From my point of view GCE supports our use case for the arm64 workers should we decide to move in there, which I know @ldevulder was interested in.
Price of the machine would be 108$ per month.
Looks like GKE clusters are also available which could be a good way of deploying workers and save money, as the priceis per pod per hour, which seems to be much cheaper than a full vm.
The problem is as usual, we need to set a TOKEN_ID for the github runner and we either add it manually or create automation in a custom image to auto-get the TOKEN_ID. That requires a github PAT on the cluster config but has the potential to allow us to autoscale on times of a lot of traffic to the workers and scale down when there is none...
Azure containers seems to be work the same with AKE.
This options seems to be more expensive (seems like they are more suited to bringing them up and down on demand, i.e not sustained used) And requires development on our side to set it right for bringing those pods on demand.
Azure Arm instances are also available, so its mostly up to us to decide where to move everything. I have no preference one way or another.
@ldevulder could you comment on your preferred cloud operator in case the end2end tests should need to move on down the line? Same with @juadk for the UI tests.
I need to create a new arm64 runner and would like to know in which operator it needs to go :)
@ldevulder could you comment on your preferred cloud operator in case the end2end tests should need to move on down the line? Same with @juadk for the UI tests.
I prefer GCP over to Azure personally. I saw lot of sporadic issues on Azure compared to GCP.
Same to me, I'm not in love with Azure... I would go with GCP as well.
nice, that settles it GCE it is. Thanks folks!
Aws runner has been tear down and GCE runner has been setup. Several jobs have been triggered and all of them passed correctly.
@juadk @ldevulder Im wondering if you folks are gonna deploy the needed VMs for the e2e/UI jobs or am I supposed to do so?

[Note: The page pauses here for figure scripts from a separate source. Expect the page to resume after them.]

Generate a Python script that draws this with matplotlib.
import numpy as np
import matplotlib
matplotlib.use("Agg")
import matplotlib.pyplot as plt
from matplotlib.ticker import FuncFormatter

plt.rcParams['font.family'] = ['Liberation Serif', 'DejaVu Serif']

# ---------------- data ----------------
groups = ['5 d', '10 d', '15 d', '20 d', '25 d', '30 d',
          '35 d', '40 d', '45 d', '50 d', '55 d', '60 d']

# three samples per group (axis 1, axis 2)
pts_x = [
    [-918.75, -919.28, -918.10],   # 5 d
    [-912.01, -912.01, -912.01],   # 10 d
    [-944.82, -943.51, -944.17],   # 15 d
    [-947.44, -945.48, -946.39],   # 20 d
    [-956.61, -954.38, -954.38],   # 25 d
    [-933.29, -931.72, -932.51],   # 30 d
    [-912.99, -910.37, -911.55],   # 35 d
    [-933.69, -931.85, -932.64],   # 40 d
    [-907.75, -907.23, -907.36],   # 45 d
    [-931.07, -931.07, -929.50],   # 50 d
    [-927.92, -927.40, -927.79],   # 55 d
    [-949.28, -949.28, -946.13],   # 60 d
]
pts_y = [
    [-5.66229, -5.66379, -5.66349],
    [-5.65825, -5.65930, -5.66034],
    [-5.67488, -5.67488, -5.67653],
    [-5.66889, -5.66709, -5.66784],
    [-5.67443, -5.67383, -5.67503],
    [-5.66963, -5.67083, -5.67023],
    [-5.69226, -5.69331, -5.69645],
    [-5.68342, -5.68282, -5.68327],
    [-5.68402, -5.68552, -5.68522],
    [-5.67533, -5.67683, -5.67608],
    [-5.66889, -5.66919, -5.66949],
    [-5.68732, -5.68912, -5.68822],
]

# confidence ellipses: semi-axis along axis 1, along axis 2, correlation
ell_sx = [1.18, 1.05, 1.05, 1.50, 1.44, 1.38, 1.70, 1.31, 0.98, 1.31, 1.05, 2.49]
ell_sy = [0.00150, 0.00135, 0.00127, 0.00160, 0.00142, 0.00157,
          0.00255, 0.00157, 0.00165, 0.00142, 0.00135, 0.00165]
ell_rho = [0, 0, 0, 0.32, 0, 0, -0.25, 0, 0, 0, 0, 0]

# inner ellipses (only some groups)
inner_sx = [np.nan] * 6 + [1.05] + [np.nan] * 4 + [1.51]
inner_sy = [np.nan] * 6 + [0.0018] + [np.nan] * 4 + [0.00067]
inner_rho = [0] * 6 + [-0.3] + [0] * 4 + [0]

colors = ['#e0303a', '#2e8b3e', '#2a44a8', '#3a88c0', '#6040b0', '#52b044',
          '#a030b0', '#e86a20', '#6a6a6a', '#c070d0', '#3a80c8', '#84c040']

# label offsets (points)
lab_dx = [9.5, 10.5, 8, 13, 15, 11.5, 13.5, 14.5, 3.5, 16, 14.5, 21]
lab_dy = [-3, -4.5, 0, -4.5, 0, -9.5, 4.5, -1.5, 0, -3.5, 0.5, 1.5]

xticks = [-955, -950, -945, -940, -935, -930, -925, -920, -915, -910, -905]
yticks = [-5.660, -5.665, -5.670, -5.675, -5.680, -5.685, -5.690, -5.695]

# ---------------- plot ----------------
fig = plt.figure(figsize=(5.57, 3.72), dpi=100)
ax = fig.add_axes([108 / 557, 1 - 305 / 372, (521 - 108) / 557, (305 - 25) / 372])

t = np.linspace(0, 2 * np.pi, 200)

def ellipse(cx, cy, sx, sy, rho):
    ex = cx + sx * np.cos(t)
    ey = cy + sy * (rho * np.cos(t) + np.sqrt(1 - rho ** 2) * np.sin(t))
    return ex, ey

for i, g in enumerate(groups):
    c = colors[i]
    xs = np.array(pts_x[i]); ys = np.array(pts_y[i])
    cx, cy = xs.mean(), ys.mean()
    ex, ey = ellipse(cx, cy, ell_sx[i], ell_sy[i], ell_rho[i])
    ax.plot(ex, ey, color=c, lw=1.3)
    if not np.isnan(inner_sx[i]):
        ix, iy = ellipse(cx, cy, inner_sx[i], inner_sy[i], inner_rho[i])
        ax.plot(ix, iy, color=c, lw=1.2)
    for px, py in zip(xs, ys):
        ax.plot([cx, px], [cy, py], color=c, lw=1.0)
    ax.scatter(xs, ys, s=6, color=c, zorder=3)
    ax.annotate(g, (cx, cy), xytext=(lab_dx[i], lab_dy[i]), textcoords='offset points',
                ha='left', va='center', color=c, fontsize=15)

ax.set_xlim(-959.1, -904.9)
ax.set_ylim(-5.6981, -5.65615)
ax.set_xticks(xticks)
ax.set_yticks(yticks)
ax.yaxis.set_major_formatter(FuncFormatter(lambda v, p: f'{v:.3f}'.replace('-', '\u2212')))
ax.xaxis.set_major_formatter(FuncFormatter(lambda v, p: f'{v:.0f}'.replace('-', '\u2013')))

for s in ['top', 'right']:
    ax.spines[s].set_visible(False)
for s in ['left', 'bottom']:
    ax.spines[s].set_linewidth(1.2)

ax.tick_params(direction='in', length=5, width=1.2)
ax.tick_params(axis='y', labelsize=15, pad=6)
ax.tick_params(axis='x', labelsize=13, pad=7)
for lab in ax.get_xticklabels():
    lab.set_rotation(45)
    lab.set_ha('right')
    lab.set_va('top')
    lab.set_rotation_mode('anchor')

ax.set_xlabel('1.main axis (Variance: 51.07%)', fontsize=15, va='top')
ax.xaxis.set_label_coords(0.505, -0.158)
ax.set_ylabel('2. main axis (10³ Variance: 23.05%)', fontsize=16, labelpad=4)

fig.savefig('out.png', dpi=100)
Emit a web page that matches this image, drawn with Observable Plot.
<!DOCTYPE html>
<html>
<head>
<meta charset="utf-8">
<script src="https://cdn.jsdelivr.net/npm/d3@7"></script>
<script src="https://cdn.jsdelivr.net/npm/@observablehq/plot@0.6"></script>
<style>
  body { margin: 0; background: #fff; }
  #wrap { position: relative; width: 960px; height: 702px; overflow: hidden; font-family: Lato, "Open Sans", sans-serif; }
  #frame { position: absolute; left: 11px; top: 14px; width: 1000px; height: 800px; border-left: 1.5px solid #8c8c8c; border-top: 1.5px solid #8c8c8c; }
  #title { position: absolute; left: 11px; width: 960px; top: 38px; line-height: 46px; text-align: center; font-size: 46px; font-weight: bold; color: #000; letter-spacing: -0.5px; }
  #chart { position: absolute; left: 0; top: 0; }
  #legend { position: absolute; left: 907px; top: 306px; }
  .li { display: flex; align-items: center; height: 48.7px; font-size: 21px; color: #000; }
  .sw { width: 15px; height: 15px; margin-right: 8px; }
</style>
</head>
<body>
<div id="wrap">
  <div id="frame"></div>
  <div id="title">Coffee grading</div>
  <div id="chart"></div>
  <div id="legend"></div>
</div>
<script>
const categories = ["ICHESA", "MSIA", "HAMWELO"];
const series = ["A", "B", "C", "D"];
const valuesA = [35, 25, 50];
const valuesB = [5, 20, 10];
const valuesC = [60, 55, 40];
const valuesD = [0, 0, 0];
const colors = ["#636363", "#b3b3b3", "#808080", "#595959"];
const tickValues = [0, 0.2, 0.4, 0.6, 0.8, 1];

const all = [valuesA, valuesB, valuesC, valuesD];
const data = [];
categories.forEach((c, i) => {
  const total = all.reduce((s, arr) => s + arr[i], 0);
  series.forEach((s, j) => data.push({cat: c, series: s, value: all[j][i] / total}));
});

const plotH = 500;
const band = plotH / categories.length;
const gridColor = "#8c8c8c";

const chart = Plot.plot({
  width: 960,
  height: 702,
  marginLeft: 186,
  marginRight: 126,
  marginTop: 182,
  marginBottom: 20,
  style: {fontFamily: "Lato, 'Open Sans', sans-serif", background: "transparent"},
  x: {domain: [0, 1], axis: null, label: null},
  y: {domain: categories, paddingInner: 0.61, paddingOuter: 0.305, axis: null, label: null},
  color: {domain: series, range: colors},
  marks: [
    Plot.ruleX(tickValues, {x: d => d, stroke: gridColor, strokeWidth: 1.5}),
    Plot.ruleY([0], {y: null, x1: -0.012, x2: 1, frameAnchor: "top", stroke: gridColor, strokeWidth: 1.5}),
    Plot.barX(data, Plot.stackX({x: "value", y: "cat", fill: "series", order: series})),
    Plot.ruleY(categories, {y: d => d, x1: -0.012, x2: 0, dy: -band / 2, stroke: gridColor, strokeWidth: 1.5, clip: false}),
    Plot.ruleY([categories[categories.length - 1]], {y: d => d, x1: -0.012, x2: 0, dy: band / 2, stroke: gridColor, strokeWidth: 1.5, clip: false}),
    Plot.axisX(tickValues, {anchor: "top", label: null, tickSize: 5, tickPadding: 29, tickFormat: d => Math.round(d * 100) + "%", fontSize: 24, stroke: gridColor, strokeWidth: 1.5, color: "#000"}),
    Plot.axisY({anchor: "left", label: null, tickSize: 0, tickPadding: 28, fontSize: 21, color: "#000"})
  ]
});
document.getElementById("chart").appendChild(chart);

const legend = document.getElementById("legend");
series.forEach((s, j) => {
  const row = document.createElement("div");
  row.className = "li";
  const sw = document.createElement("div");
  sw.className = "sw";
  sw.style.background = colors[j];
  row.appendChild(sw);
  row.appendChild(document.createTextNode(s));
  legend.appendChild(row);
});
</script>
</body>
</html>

In case you want me to do it, I would need some specs here like OS, vCPU, MEM, Disk space and speed. Cheers!
@juadk @ldevulder Im wondering if you folks are gonna deploy the needed VMs for the e2e/UI jobs or am I supposed to do so?
No, we will take care of this. But as I said to @davidcassany yesterday it's not high priority for me, we still have some E2E tests to (re)add and we have a deadline ;-). I will try to do this maybe in 2 weeks.
ok cool!
FYI I will work on this for E2E tests week 38.
Will be follow in issue https://github.com/rancher/elemental/issues/336.
Our current CI / workers / runners setup is somewhat 'spread' across internal and AWS machines. We should try to have it all in one place and properly documented.